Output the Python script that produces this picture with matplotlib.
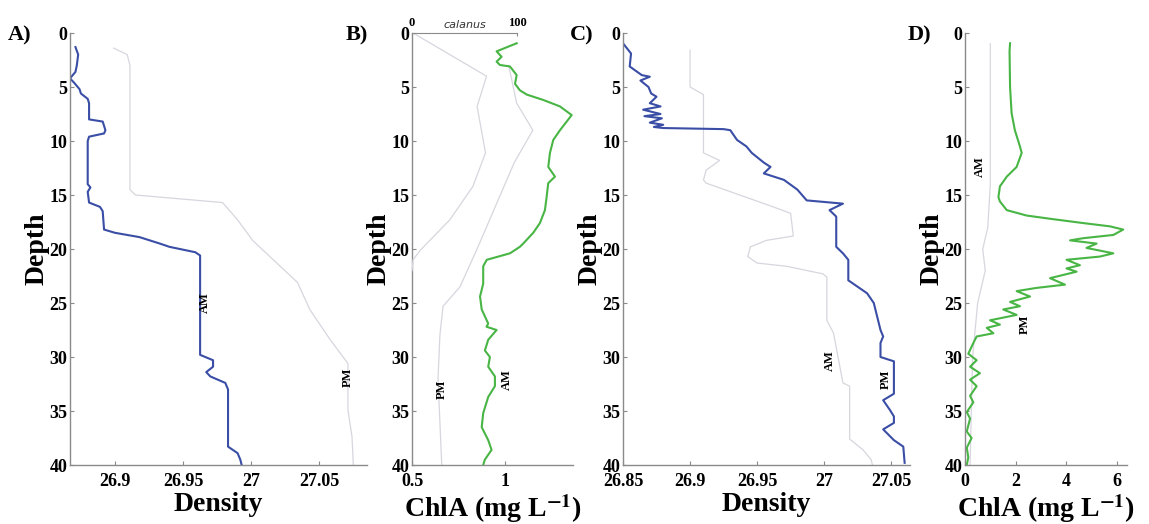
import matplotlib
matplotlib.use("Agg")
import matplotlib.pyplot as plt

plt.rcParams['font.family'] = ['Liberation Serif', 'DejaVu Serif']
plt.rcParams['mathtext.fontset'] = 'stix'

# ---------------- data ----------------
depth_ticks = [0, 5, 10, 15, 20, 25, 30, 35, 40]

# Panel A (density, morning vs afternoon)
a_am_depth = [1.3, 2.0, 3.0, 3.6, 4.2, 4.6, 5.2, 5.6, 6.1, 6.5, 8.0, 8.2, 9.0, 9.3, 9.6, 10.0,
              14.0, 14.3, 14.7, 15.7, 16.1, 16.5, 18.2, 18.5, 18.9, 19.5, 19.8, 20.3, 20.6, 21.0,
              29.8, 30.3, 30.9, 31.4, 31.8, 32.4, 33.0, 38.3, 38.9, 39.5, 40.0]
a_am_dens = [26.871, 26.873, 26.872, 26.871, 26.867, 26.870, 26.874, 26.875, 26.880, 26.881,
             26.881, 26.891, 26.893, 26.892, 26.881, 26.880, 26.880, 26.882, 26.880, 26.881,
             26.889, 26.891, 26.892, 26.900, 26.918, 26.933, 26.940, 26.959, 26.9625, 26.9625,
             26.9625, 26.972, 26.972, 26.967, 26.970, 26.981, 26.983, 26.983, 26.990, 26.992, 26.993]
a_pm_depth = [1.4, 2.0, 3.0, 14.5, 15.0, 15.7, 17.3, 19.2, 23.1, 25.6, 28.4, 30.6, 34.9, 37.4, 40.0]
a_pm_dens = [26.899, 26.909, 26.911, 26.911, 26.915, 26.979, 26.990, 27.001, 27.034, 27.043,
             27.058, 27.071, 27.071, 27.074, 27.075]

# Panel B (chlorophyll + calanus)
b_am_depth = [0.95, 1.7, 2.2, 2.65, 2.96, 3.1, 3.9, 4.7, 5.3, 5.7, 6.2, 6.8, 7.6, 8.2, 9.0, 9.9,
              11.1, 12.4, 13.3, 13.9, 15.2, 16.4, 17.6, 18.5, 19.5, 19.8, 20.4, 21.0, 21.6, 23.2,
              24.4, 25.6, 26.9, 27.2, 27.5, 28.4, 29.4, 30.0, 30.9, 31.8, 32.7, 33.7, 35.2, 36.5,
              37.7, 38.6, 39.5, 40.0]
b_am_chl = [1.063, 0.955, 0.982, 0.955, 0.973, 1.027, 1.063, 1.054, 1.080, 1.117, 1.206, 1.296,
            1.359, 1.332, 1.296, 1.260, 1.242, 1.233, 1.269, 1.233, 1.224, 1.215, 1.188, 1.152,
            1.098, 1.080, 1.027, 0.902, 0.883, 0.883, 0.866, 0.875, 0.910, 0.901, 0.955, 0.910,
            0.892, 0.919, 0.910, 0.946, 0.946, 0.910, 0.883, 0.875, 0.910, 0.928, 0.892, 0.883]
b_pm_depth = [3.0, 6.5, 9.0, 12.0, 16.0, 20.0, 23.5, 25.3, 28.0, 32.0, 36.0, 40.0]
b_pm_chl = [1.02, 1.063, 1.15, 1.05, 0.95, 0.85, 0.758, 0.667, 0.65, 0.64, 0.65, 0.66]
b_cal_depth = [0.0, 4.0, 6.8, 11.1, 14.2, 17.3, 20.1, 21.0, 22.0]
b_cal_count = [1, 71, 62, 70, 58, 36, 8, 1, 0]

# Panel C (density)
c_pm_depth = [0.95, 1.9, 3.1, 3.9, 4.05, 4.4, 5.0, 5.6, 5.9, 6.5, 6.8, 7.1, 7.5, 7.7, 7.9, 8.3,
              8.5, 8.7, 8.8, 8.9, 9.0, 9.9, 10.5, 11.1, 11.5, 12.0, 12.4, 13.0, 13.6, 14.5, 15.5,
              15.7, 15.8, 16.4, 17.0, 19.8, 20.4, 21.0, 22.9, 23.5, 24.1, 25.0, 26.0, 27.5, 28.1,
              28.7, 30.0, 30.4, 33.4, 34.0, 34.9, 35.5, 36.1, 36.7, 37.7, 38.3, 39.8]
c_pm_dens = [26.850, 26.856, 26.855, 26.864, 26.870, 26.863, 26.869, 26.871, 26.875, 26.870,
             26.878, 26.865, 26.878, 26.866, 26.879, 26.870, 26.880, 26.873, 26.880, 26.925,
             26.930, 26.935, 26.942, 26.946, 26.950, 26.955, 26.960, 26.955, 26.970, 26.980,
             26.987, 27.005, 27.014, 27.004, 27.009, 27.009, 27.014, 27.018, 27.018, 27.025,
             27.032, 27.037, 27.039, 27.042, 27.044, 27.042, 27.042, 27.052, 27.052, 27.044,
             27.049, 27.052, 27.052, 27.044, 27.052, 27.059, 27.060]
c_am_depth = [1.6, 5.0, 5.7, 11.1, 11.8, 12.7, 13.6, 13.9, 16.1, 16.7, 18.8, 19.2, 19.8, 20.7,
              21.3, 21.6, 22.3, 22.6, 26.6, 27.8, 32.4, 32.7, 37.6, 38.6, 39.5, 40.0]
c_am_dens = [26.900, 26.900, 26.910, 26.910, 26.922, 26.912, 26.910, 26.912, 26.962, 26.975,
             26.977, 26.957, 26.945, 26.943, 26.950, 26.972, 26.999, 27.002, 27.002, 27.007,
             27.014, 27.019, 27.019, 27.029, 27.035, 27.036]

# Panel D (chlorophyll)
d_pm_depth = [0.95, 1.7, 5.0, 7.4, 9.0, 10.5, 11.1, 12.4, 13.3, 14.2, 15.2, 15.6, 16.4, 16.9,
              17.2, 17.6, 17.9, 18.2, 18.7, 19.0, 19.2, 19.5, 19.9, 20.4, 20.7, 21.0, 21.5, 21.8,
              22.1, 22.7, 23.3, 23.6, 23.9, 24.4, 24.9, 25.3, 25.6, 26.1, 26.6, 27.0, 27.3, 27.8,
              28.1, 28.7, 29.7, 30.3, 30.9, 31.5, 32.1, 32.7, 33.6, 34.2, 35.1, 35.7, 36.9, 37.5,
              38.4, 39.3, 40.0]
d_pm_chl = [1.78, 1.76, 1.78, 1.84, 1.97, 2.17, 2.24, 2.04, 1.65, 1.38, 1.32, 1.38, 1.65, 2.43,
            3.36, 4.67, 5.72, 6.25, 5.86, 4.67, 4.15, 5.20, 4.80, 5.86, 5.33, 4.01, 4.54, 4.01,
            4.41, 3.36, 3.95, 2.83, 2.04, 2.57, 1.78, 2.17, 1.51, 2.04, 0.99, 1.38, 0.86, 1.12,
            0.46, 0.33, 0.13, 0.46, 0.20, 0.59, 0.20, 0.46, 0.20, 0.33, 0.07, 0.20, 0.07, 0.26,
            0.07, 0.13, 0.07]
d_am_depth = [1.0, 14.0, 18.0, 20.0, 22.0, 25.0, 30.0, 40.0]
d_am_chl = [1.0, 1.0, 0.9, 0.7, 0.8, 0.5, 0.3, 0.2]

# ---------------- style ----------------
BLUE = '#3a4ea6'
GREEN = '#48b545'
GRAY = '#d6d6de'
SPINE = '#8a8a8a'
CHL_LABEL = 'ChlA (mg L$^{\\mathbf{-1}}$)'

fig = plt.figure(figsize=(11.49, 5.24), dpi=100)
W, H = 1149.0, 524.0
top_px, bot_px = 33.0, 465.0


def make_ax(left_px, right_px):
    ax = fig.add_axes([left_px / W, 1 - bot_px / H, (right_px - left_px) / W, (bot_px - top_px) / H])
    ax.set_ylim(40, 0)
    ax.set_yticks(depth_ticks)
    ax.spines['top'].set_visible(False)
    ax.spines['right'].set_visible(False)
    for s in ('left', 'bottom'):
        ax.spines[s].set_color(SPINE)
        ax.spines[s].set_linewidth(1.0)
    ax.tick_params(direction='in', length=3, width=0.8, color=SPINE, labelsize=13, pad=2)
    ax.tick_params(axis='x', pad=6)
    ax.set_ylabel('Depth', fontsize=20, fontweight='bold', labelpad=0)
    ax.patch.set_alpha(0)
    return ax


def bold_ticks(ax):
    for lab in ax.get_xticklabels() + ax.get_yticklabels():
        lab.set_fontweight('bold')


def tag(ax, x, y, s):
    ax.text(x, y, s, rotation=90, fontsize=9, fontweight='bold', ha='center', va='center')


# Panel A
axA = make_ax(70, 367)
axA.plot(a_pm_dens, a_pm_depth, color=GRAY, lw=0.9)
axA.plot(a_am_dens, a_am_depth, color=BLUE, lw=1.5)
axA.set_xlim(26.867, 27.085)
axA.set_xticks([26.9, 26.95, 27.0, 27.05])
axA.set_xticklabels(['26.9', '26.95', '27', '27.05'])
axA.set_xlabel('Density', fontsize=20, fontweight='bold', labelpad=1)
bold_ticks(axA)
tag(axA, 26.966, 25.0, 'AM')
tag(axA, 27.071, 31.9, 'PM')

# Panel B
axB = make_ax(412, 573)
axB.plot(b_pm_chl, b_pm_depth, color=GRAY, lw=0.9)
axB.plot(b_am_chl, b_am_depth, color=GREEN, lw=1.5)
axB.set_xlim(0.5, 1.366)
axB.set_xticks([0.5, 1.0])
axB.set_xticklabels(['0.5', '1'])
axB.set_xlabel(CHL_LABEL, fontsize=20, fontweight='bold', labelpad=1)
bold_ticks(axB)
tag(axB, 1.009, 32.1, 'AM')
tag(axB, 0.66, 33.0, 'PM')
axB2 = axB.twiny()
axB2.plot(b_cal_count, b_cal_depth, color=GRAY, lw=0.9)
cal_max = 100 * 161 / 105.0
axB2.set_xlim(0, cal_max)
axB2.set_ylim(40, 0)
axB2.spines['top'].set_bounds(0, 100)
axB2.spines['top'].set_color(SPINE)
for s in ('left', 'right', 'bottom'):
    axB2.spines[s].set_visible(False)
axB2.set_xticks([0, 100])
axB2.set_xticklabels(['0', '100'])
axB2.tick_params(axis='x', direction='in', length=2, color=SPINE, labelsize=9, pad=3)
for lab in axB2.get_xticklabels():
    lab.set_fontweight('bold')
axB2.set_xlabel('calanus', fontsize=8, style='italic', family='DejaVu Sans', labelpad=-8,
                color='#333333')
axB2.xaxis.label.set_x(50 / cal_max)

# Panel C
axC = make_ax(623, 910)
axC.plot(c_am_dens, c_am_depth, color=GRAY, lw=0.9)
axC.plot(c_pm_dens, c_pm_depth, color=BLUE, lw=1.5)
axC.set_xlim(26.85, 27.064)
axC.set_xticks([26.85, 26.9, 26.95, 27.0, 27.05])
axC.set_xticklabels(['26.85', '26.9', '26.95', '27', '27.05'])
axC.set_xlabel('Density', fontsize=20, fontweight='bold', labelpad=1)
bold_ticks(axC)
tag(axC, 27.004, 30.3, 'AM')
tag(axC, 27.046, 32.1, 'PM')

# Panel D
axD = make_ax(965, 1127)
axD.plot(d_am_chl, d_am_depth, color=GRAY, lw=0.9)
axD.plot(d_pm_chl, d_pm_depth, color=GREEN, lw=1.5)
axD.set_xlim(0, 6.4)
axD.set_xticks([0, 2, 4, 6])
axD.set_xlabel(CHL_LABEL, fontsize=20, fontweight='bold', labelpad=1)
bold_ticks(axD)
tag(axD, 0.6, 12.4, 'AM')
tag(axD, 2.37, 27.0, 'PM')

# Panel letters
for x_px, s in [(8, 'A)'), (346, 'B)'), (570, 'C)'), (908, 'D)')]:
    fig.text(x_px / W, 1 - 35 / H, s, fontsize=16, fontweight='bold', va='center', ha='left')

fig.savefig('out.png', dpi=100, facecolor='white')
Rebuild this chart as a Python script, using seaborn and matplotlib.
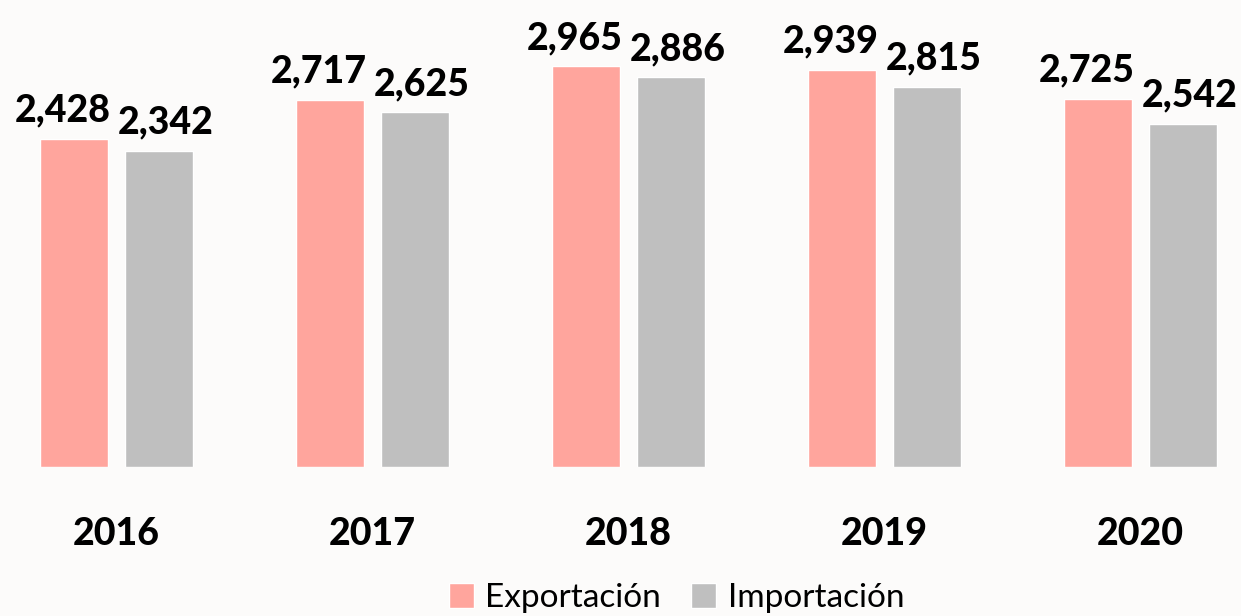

◆ Your task: Omitting all pictures, restate exactly the lines of the material from its start through the line that contains "depth_ticks = [0, 5, 10, 15, 20, 25, 30, 35, 40]".

◆ Solution to this problem:
Output the Python script that produces this picture with matplotlib.
import matplotlib
matplotlib.use("Agg")
import matplotlib.pyplot as plt

plt.rcParams['font.family'] = ['Liberation Serif', 'DejaVu Serif']
plt.rcParams['mathtext.fontset'] = 'stix'

# ---------------- data ----------------
depth_ticks = [0, 5, 10, 15, 20, 25, 30, 35, 40]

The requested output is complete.